* Voir notre billet sur un sujet connexe, soit la défense du tiers connu ou inconnu.
L’importance de différencier la défense d’alibi de celle du tiers impliqué
[1] Le juge du procès a erronément qualifié la défense des appelants de défense d’alibi. Un accusé qui désire présenter une défense d’alibi doit la communiquer en détail et sans délai à la poursuite, sans quoi sa crédibilité sera attaquée[1].
[2] Le mot « alibi », emprunté du latin, signifie « ailleurs »[2]. En droit criminel, l’alibi constitue « la réfutation par un défendeur d’être l’auteur de l’infraction puisqu’au moment où celle-ci est commise, il est ailleurs que sur les lieux de l’infraction.[3] » L’alibi consiste donc à nier l’actus reus. Ceci étant, l’alibi doit être déterminant au niveau de la culpabilité : s’il est cru, l’alibi rend impossible que l’accusé ait commis l’infraction[4]. Si l’alibi n’est pas déterminant, la défense constitue plutôt une défense de tiers impliqué[5] ou d’absence d’opportunité pour commettre l’infraction[6] et l’obligation de divulgation à la poursuite ne s’applique pas.
[3] Le cœur du raisonnement du juge de première instance se trouve aux paragraphes suivants[7] de son jugement:
[140] Dans la présente affaire, la défense présentée par les accusés remplit les critères de l’alibi parce que ceux-ci affirment avoir été ailleurs que sur les lieux de la plantation. Dès les premiers contacts avec les enquêteurs en novembre 2013, monsieur Gordyn a annoncé son alibi en informant l’enquêteur Richard qu’il avait sous-loué, donc qu’il n’était pas sur les lieux et possédait un bail à cet effet.
[141] Bien qu’invité à transmettre à l’enquêteur copie de ce bail, ce n’est que lors de son témoignage en août 2014 que monsieur Gordyn a produit ce bail, sur lequel nous reviendrons plus loin.

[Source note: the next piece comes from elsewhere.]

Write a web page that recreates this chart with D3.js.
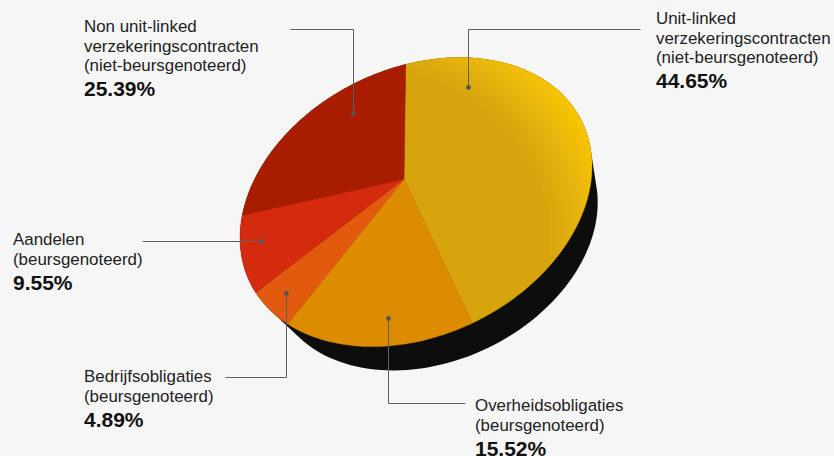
<!DOCTYPE html>
<html><head><meta charset="utf-8">
<script src="https://cdn.jsdelivr.net/npm/d3@7"></script>
<style>html,body{margin:0;padding:0;background:#f6f6f6}svg{display:block}text{font-family:"Liberation Sans",Arial,sans-serif;fill:#222}</style>
</head><body><svg id="c" width="834" height="456"></svg>
<script>
const categories=[["Unit-linked","verzekeringscontracten","(niet-beursgenoteerd)"],["Overheidsobligaties","(beursgenoteerd)"],["Bedrijfsobligaties","(beursgenoteerd)"],["Aandelen","(beursgenoteerd)"],["Non unit-linked","verzekeringscontracten","(niet-beursgenoteerd)"]];
const values=[44.65,15.52,4.89,9.55,25.39];
const colorsCenter=["#d8a408","#dd8b06","#e25a08","#d4290f","#a81f02"];
const colorsRim=["#f8c606","#e99a08","#da5407","#cb2610","#9c1c02"];
const labelAt=[[656,24],[475,411],[84,382],[13,245],[84,32]];
const leaders=[[[640,29],[468,29],[468,87]],[[465,403],[388,403],[388,318]],[[225,377],[286,377],[286,293]],[[142,241],[261,241]],[[290,29],[353,29],[353,113]]];

const svg=d3.select("#c");
const E={cx:416,cy:202,l11:176,l21:-36,l22:140,px:-0.068,py:-0.182,rot:0.005};
function project(a){
  let ux=Math.sin(a+E.rot),uy=-Math.cos(a+E.rot);
  const p2=E.px*E.px+E.py*E.py,g=Math.sqrt(1-p2),dot=ux*E.px+uy*E.py;
  const k=dot/p2;
  const qx=(E.px+k*E.px+g*(ux-k*E.px))/(1+dot),qy=(E.py+k*E.py+g*(uy-k*E.py))/(1+dot);
  return [E.cx+E.l11*qx,E.cy+E.l21*qx+E.l22*qy];
}
const apex=[E.cx+E.l11*E.px,E.cy+E.l21*E.px+E.l22*E.py];
const defs=svg.append("defs");
defs.append("filter").attr("id","soft").attr("x","-10%").attr("y","-10%").attr("width","120%").attr("height","120%").append("feGaussianBlur").attr("stdDeviation",0.7);
values.forEach((v,i)=>{
  const g=defs.append("radialGradient").attr("id","g"+i).attr("gradientUnits","userSpaceOnUse").attr("cx",380).attr("cy",240).attr("r",235);
  g.append("stop").attr("offset","0.72").attr("stop-color",colorsCenter[i]);
  g.append("stop").attr("offset","1").attr("stop-color",colorsRim[i]);
});
const arcs=d3.pie().sort(null).startAngle(0).endAngle(2*Math.PI)(values);
const line=d3.line();
const full=d3.range(0,360,2).map(d=>project(d*Math.PI/180));
const base={s:0.93,cx:434,cy:236};
const hull=d3.polygonHull(full.concat(full.map(p=>[base.cx+(p[0]-E.cx)*base.s,base.cy+(p[1]-E.cy)*base.s])));
svg.append("path").attr("d",line(hull)+"Z").attr("fill","#0d0c08").attr("filter","url(#soft)");
const chart=svg.append("g").attr("filter","url(#soft)");
arcs.forEach((d,i)=>{
  const pts=[apex].concat(d3.range(d.startAngle,d.endAngle,0.02).map(project),[project(d.endAngle)]);
  chart.append("path").attr("d",line(pts)+"Z").attr("fill",`url(#g${i})`).attr("stroke",`url(#g${i})`).attr("stroke-width",0.4);
});
const lead=svg.append("g").attr("transform","translate(0.5,0.5)");
leaders.forEach(l=>{
  lead.append("path").attr("d",line(l)).attr("fill","none").attr("stroke","#5f5f5f").attr("stroke-width",1);
  const e=l[l.length-1];
  lead.append("circle").attr("cx",e[0]).attr("cy",e[1]).attr("r",2.4).attr("fill","#555");
});
categories.forEach((c,i)=>{
  const [x,y]=labelAt[i];
  const t=svg.append("text").attr("x",x).attr("y",y).attr("font-size",16.9);
  c.forEach((s,j)=>t.append("tspan").attr("x",x).attr("dy",j?19.5:0).text(s));
  svg.append("text").attr("x",x).attr("y",y+19.5*(c.length-1)+25).attr("font-size",21).attr("font-weight",700).style("fill","#111").text(values[i].toFixed(2)+"%");
});
</script></body></html>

[142] En fait, même si monsieur Gordyn a annoncé très tôt qu’il n’était pas le responsable de cette plantation, on ne peut pas dire que par la suite, il a donné des détails suffisants pour permettre à la poursuite de vérifier cette thèse avancée par la défense qu’elle soit qualifiée d’alibi ou non.
[Soulignements ajoutés]
[4] Il existe une nette distinction entre la défense d’alibi et la défense présentée dans cette affaire. En effet, la prétention des appelants n’était pas qu’ils étaient « ailleurs » et donc dans l’impossibilité de commettre l’infraction. Au contraire, ils ont avancé une défense de tiers impliqué : tout en avouant leur présence ponctuelle sur les lieux, ils ont témoigné qu’une autre personne habitait et contrôlait les lieux[8].
[5] Force est de constater que la qualification erronée de la nature de la défense a eu un impact important sur le raisonnement du juge, surtout dans son évaluation des obligations des parties en ce qui concerne la communication de la preuve. Il critique M. Gordyn vivement pour « sa parcimonie à transmettre les informations pertinentes relativement à sa défense d’alibi, ce qui affecte grandement sa crédibilité », et ce, à plusieurs reprises[9].

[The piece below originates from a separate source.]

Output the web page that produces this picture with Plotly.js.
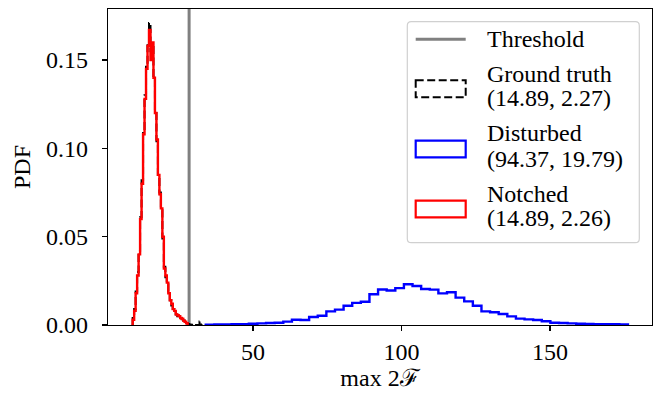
<!DOCTYPE html>
<html>
<head>
<meta charset="utf-8">
<script src="https://cdn.plot.ly/plotly-3.0.1.min.js"></script>
<style>html,body{margin:0;padding:0;background:#fff;}#chart{width:655px;height:394px;}</style>
</head>
<body>
<div id="chart"></div>
<script>
// ---- data ----
const threshold = 28.5;

// Ground truth / Notched: bins of width 0.5 starting at 9.5
const narrowStart = 9.5;
const narrowWidth = 0.5;
const notchedPdf = [0.003, 0.008, 0.018, 0.028, 0.040, 0.060, 0.080, 0.108, 0.128, 0.145,
  0.158, 0.167, 0.150, 0.160, 0.140, 0.120, 0.105, 0.085, 0.074, 0.066,
  0.050, 0.032, 0.028, 0.024, 0.018, 0.014, 0.012, 0.009, 0.008, 0.006,
  0.0055, 0.005, 0.004, 0.0035, 0.0025, 0.0018, 0.001];
const groundTruthPdf = [0.004, 0.009, 0.019, 0.030, 0.042, 0.061, 0.082, 0.110, 0.130, 0.147,
  0.160, 0.171, 0.155, 0.158, 0.141, 0.121, 0.104, 0.084, 0.075, 0.065,
  0.049, 0.033, 0.027, 0.023, 0.019, 0.014, 0.011, 0.009, 0.008, 0.006,
  0.005, 0.0052, 0.004, 0.0033, 0.0026, 0.0017, 0.0012, 0.0005, 0.0003, 0.0002,
  0.0, 0.0002, 0.0, 0.0, 0.0, 0.0020, 0.0];

// Disturbed: bins of width 2.9 starting at 34.1
const wideStart = 34.1;
const wideWidth = 2.9;
const disturbedPdf = [0.0002, 0.0003, 0.0003, 0.0004, 0.0005, 0.0007, 0.0009, 0.0011, 0.0013,
  0.0019, 0.0030, 0.0028, 0.0045, 0.0052, 0.0077, 0.0087, 0.0109, 0.0125, 0.0132,
  0.0174, 0.0201, 0.0195, 0.0209, 0.0231, 0.0221, 0.0204, 0.0200, 0.0179, 0.0185,
  0.0155, 0.0134, 0.0109, 0.0077, 0.0072, 0.0062, 0.0049, 0.0036, 0.0032, 0.0028,
  0.0021, 0.0013, 0.0011, 0.0009, 0.0007, 0.0006, 0.0005, 0.0005, 0.0004, 0.0003];

const seriesNames = ['Ground truth', 'Disturbed', 'Notched'];
const seriesStats = ['(14.89, 2.27)', '(94.37, 19.79)', '(14.89, 2.26)'];
const thresholdName = 'Threshold';
const xTicks = [50, 100, 150];
const yTicks = [0, 0.05, 0.10, 0.15];

// ---- helpers ----
function stepTrace(start, width, vals, color, dash, lw, name) {
  const xs = [start], ys = [0];
  for (let i = 0; i < vals.length; i++) { xs.push(start + i * width); ys.push(vals[i]); }
  const end = start + vals.length * width;
  xs.push(end); ys.push(vals[vals.length - 1]);
  xs.push(end); ys.push(0);
  return {type: 'scatter', mode: 'lines', x: xs, y: ys, name: name, showlegend: false,
    line: {shape: 'hv', color: color, width: lw, dash: dash}, hoverinfo: 'skip'};
}

const FONT = 'Liberation Serif, DejaVu Serif, serif';
const FS = 24;
const W = 655, H = 394, L = 108, R = 652, T = 9, B = 325;
const px = x => (x - L) / (R - L);
const py = y => (B - y) / (B - T);
const DASH = '8px,3.5px';

const traces = [
  stepTrace(wideStart, wideWidth, disturbedPdf, '#0000ff', 'solid', 2.4, seriesNames[1]),
  stepTrace(narrowStart, narrowWidth, groundTruthPdf, '#000000', DASH, 2, seriesNames[0]),
  stepTrace(narrowStart, narrowWidth, notchedPdf, '#ff0000', 'solid', 2.4, seriesNames[2])
];

// ---- manual legend (matplotlib style) ----
const lx0 = 407.3, lx1 = 639.3, ly0 = 21.7, ly1 = 242.7, rad = 4;
const framePath =
  `M ${px(lx0 + rad)} ${py(ly0)} L ${px(lx1 - rad)} ${py(ly0)} Q ${px(lx1)} ${py(ly0)} ${px(lx1)} ${py(ly0 + rad)} ` +
  `L ${px(lx1)} ${py(ly1 - rad)} Q ${px(lx1)} ${py(ly1)} ${px(lx1 - rad)} ${py(ly1)} ` +
  `L ${px(lx0 + rad)} ${py(ly1)} Q ${px(lx0)} ${py(ly1)} ${px(lx0)} ${py(ly1 - rad)} ` +
  `L ${px(lx0)} ${py(ly0 + rad)} Q ${px(lx0)} ${py(ly0)} ${px(lx0 + rad)} ${py(ly0)} Z`;

const hx0 = 415.7, hx1 = 465.7, tx = 485;
const shapes = [
  {type: 'line', xref: 'x', yref: 'paper', x0: threshold, x1: threshold, y0: 0, y1: 1,
   line: {color: '#808080', width: 3}, layer: 'below'},
  {type: 'path', xref: 'paper', yref: 'paper', path: framePath,
   line: {color: '#d0d0d0', width: 1.2}, fillcolor: 'rgba(255,255,255,0.8)'},
  {type: 'line', xref: 'paper', yref: 'paper', x0: px(hx0), x1: px(hx1), y0: py(39.3), y1: py(39.3),
   line: {color: '#808080', width: 3}},
  {type: 'rect', xref: 'paper', yref: 'paper', x0: px(hx0), x1: px(hx1), y0: py(80.3), y1: py(97.3),
   line: {color: '#000000', width: 2, dash: DASH}},
  {type: 'rect', xref: 'paper', yref: 'paper', x0: px(hx0), x1: px(hx1), y0: py(140.7), y1: py(157.3),
   line: {color: '#0000ff', width: 2.2}},
  {type: 'rect', xref: 'paper', yref: 'paper', x0: px(hx0), x1: px(hx1), y0: py(200.7), y1: py(217.3),
   line: {color: '#ff0000', width: 2.2}}
];

const legendTexts = [
  [thresholdName, 39.3],
  [seriesNames[0], 73.5], [seriesStats[0], 98.3],
  [seriesNames[1], 132.7], [seriesStats[1], 158.5],
  [seriesNames[2], 193.5], [seriesStats[2], 218.3]
];
const annotations = legendTexts.map(([t, y]) => ({
  xref: 'paper', yref: 'paper', x: px(tx), y: py(y), xanchor: 'left', yanchor: 'middle',
  text: t, showarrow: false, font: {family: FONT, size: FS, color: '#000'}
}));

const layout = {
  width: W, height: H,
  margin: {l: L, r: W - R, t: T, b: H - B, pad: 0},
  paper_bgcolor: '#fff', plot_bgcolor: '#fff',
  font: {family: FONT, size: FS, color: '#000'},
  showlegend: false,
  xaxis: {
    range: [1.2, 184.3], tickvals: xTicks, ticktext: xTicks.map(String),
    ticks: 'outside', ticklen: 5, tickwidth: 1.3, tickcolor: '#000',
    showline: true, mirror: true, linecolor: '#000', linewidth: 1.3,
    showgrid: false, zeroline: false,
    title: {text: 'max 2ℱ', font: {family: FONT, size: FS}, standoff: 4},
    automargin: false
  },
  yaxis: {
    range: [0, 0.1789], tickvals: yTicks, ticktext: yTicks.map(v => v.toFixed(2)),
    ticks: 'outside', ticklen: 5, tickwidth: 1.3, tickcolor: '#000',
    ticklabelstandoff: 9,
    showline: true, mirror: true, linecolor: '#000', linewidth: 1.3,
    showgrid: false, zeroline: false,
    title: {text: 'PDF', font: {family: FONT, size: FS}, standoff: 8},
    automargin: false
  },
  shapes: shapes,
  annotations: annotations
};

Plotly.newPlot('chart', traces, layout, {staticPlot: true, displayModeBar: false});
</script>
</body>
</html>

[6] Pourtant, notre Cour et la Cour d’appel de l’Ontario ont déjà souligné l’importance de bien qualifier la nature de la défense, puisque cette obligation de prompte communication, comme déjà mentionné, ne s’applique pas à toute défense de dénégation. Une qualification erronée risque d’entraver le droit au silence de l’accusé[10] ou de renverser le fardeau de preuve[11]. C’est ce qui s’est produit en l’espèce.

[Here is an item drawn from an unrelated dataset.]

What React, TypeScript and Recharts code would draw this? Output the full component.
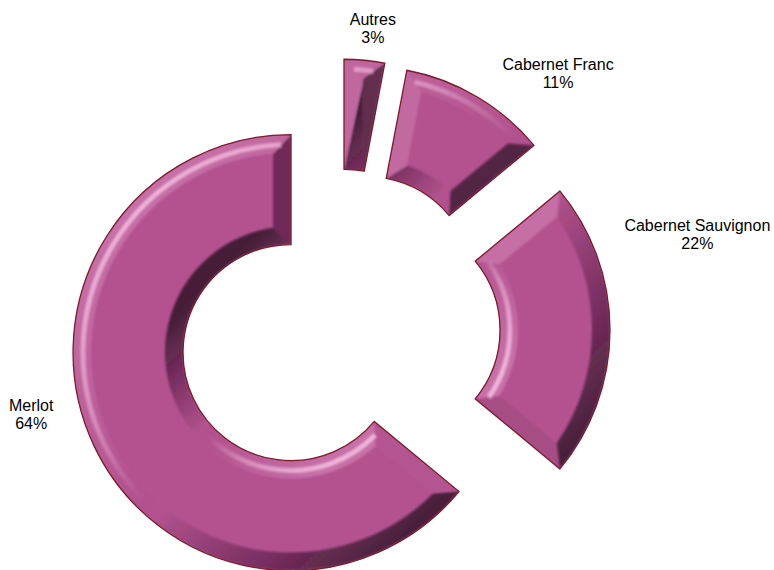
import { PieChart, Pie, Tooltip } from 'recharts';

const categories = ['Merlot', 'Cabernet Sauvignon', 'Cabernet Franc', 'Autres'];
const shares = [64, 22, 11, 3];

const data = categories.map((name, i) => ({ name, value: shares[i] }));

// label placement around the pie centre (angle in degrees, distance in px)
const labelAngles = [195.2, 15, 49.6, 83.6];
const labelRadii = [319, 371, 338, 304];

const RAD = Math.PI / 180;
const EXPLODE = 53;
const BEVEL = 18;
const LIGHT = 135;
const BASE = '#b3528f';
const HI = '#eeaad6';
const DARK = '#2a0c22';
const EDGE = '#7d1c2c';

type P = [number, number];
const pt = (cx: number, cy: number, r: number, a: number): P => [cx + r * Math.cos(-a * RAD), cy + r * Math.sin(-a * RAD)];
const f = (p: P) => `${p[0].toFixed(2)},${p[1].toFixed(2)}`;

function BevelSector(props: any) {
  const { startAngle: s, endAngle: e, innerRadius: r, outerRadius: R } = props;
  const idx = props.index ?? categories.indexOf(props.name ?? props.payload?.name);
  const mid = (s + e) / 2;
  const cx = props.cx + EXPLODE * Math.cos(-mid * RAD);
  const cy = props.cy + EXPLODE * Math.sin(-mid * RAD);
  const span = e - s;
  const half = span / 2;
  const large = span > 180 ? 1 : 0;
  const ro = R - BEVEL;
  const ri = r + BEVEL;
  const dO = Math.asin(Math.min(1, BEVEL / ro)) / RAD;
  const dI = Math.asin(Math.min(1, BEVEL / ri)) / RAD;
  const rho0 = BEVEL / Math.sin(half * RAD);
  const outerCol = dO >= half;
  const innerCol = dI >= half;
  const Os = outerCol ? pt(cx, cy, rho0, mid) : pt(cx, cy, ro, s + dO);
  const Oe = outerCol ? Os : pt(cx, cy, ro, e - dO);
  const Is = innerCol ? pt(cx, cy, rho0, mid) : pt(cx, cy, ri, s + dI);
  const Ie = innerCol ? Is : pt(cx, cy, ri, e - dI);
  const largeO = span - 2 * dO > 180 ? 1 : 0;
  const largeI = span - 2 * dI > 180 ? 1 : 0;

  const Rs = pt(cx, cy, R, s);
  const Re = pt(cx, cy, R, e);
  const rs = pt(cx, cy, r, s);
  const re = pt(cx, cy, r, e);

  const base = `M${f(Rs)} A${R},${R} 0 ${large} 0 ${f(Re)} L${f(re)} A${r},${r} 0 ${large} 1 ${f(rs)} Z`;
  const outerBand = `M${f(Rs)} A${R},${R} 0 ${large} 0 ${f(Re)} L${f(Oe)}` +
    (outerCol ? '' : ` A${ro},${ro} 0 ${largeO} 1 ${f(Os)}`) + ' Z';
  const innerBand = `M${f(rs)} A${r},${r} 0 ${large} 0 ${f(re)} L${f(Ie)}` +
    (innerCol ? '' : ` A${ri},${ri} 0 ${largeI} 1 ${f(Is)}`) + ' Z';
  const startEdge = `M${f(Rs)} L${f(Os)} L${f(Is)} L${f(rs)} Z`;
  const endEdge = `M${f(Re)} L${f(Oe)} L${f(Ie)} L${f(re)} Z`;

  // soft highlight lines along the curved bevels
  const rm = R - BEVEL * 0.55;
  const dm = Math.asin(Math.min(1, (BEVEL * 0.55) / rm)) / RAD;
  const hlOuter = `M${f(pt(cx, cy, rm, s + dm))} A${rm},${rm} 0 ${span - 2 * dm > 180 ? 1 : 0} 0 ${f(pt(cx, cy, rm, e - dm))}`;
  const rim = r + BEVEL * 0.55;
  const dim = Math.asin(Math.min(1, (BEVEL * 0.55) / rim)) / RAD;
  const hlInner = span - 2 * dim > 0
    ? `M${f(pt(cx, cy, rim, s + dim))} A${rim},${rim} 0 ${span - 2 * dim > 180 ? 1 : 0} 0 ${f(pt(cx, cy, rim, e - dim))}`
    : '';

  const Lx = Math.cos(-LIGHT * RAD);
  const Ly = Math.sin(-LIGHT * RAD);
  const shade = (normal: number) => {
    const k = Math.cos((normal - LIGHT) * RAD);
    return k > 0 ? { fill: HI, fillOpacity: 0.32 * k } : { fill: DARK, fillOpacity: 0.7 * -k };
  };
  const id = `bv${idx}`;

  return (
    <g>
      <defs>
        <clipPath id={`${id}c`}>
          <path d={base} />
        </clipPath>
        <filter id={`${id}f`} x="-10%" y="-10%" width="120%" height="120%">
          <feGaussianBlur stdDeviation={1.3} />
        </filter>
        <linearGradient id={`${id}o`} gradientUnits="userSpaceOnUse" x1={cx + R * Lx} y1={cy + R * Ly} x2={cx - R * Lx} y2={cy - R * Ly}>
          <stop offset="0" stopColor={HI} stopOpacity={0.35} />
          <stop offset="0.4" stopColor={HI} stopOpacity={0.05} />
          <stop offset="0.55" stopColor={DARK} stopOpacity={0} />
          <stop offset="1" stopColor={DARK} stopOpacity={0.8} />
        </linearGradient>
        <linearGradient id={`${id}i`} gradientUnits="userSpaceOnUse" x1={cx - r * Lx} y1={cy - r * Ly} x2={cx + r * Lx} y2={cy + r * Ly}>
          <stop offset="0" stopColor={HI} stopOpacity={0.35} />
          <stop offset="0.4" stopColor={HI} stopOpacity={0.05} />
          <stop offset="0.55" stopColor={DARK} stopOpacity={0} />
          <stop offset="1" stopColor={DARK} stopOpacity={0.8} />
        </linearGradient>
        <linearGradient id={`${id}ho`} gradientUnits="userSpaceOnUse" x1={cx + R * Lx} y1={cy + R * Ly} x2={cx - R * Lx} y2={cy - R * Ly}>
          <stop offset="0" stopColor="#f4bfe2" stopOpacity={0.85} />
          <stop offset="0.3" stopColor="#f4bfe2" stopOpacity={0.45} />
          <stop offset="0.5" stopColor="#f4bfe2" stopOpacity={0} />
        </linearGradient>
        <linearGradient id={`${id}hi`} gradientUnits="userSpaceOnUse" x1={cx - r * Lx} y1={cy - r * Ly} x2={cx + r * Lx} y2={cy + r * Ly}>
          <stop offset="0" stopColor="#f4bfe2" stopOpacity={0.85} />
          <stop offset="0.3" stopColor="#f4bfe2" stopOpacity={0.45} />
          <stop offset="0.5" stopColor="#f4bfe2" stopOpacity={0} />
        </linearGradient>
      </defs>
      <path d={base} fill={BASE} />
      <g clipPath={`url(#${id}c)`}>
        <g filter={`url(#${id}f)`}>
          <path d={outerBand} fill={`url(#${id}o)`} />
          <path d={innerBand} fill={`url(#${id}i)`} />
          <path d={startEdge} {...shade(s - 90)} />
          <path d={endEdge} {...shade(e + 90)} />
          <path d={hlOuter} fill="none" stroke={`url(#${id}ho)`} strokeWidth={5} />
          {hlInner && <path d={hlInner} fill="none" stroke={`url(#${id}hi)`} strokeWidth={5} />}
        </g>
      </g>
      <path d={base} fill="none" stroke={EDGE} strokeWidth={1.3} strokeLinejoin="miter" />
    </g>
  );
}

function renderLabel(props: any) {
  const i = props.index ?? categories.indexOf(props.name);
  const [x, y] = pt(props.cx, props.cy, labelRadii[i], labelAngles[i]);
  return (
    <text x={x} y={y - 3} textAnchor="middle" fontFamily="'Liberation Sans', Arial, sans-serif" fontSize={16} fill="#000">
      <tspan x={x}>{categories[i]}</tspan>
      <tspan x={x} dy={18}>{`${Math.round(props.percent * 100)}%`}</tspan>
    </text>
  );
}

export default function App() {
  return (
    <div style={{ position: 'absolute', left: 0, top: 0, background: '#fff' }}>
      <PieChart width={774} height={570} margin={{ top: 0, right: 0, bottom: 0, left: 0 }}>
        <Pie
          data={data}
          dataKey="value"
          nameKey="name"
          cx={339}
          cy={330}
          innerRadius={108}
          outerRadius={218}
          startAngle={90}
          endAngle={450}
          stroke="none"
          shape={BevelSector}
          activeShape={BevelSector}
          inactiveShape={BevelSector}
          label={renderLabel}
          labelLine={false}
          isAnimationActive={false}
        />
        <Tooltip defaultIndex={0} content={() => null} cursor={false} />
      </PieChart>
    </div>
  );
}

[7] Le juge fait grand état de l’impact que les prétendus manquements de la défense ont eu sur son appréciation de la crédibilité de l’appelant Gordyn[12]. Tout son raisonnement part de la prémisse erronée qu’il appartenait aux appelants de démontrer qu’ils n’avaient pas participé à la possession et production du cannabis en vue de trafic, aux vols et aux recels dont ils étaient accusés. Or, le fardeau de prouver les éléments essentiels de l’infraction repose sur la poursuite et ne se déplace jamais sur les épaules des accusés. La prémisse erronée du juge du procès fausse son analyse.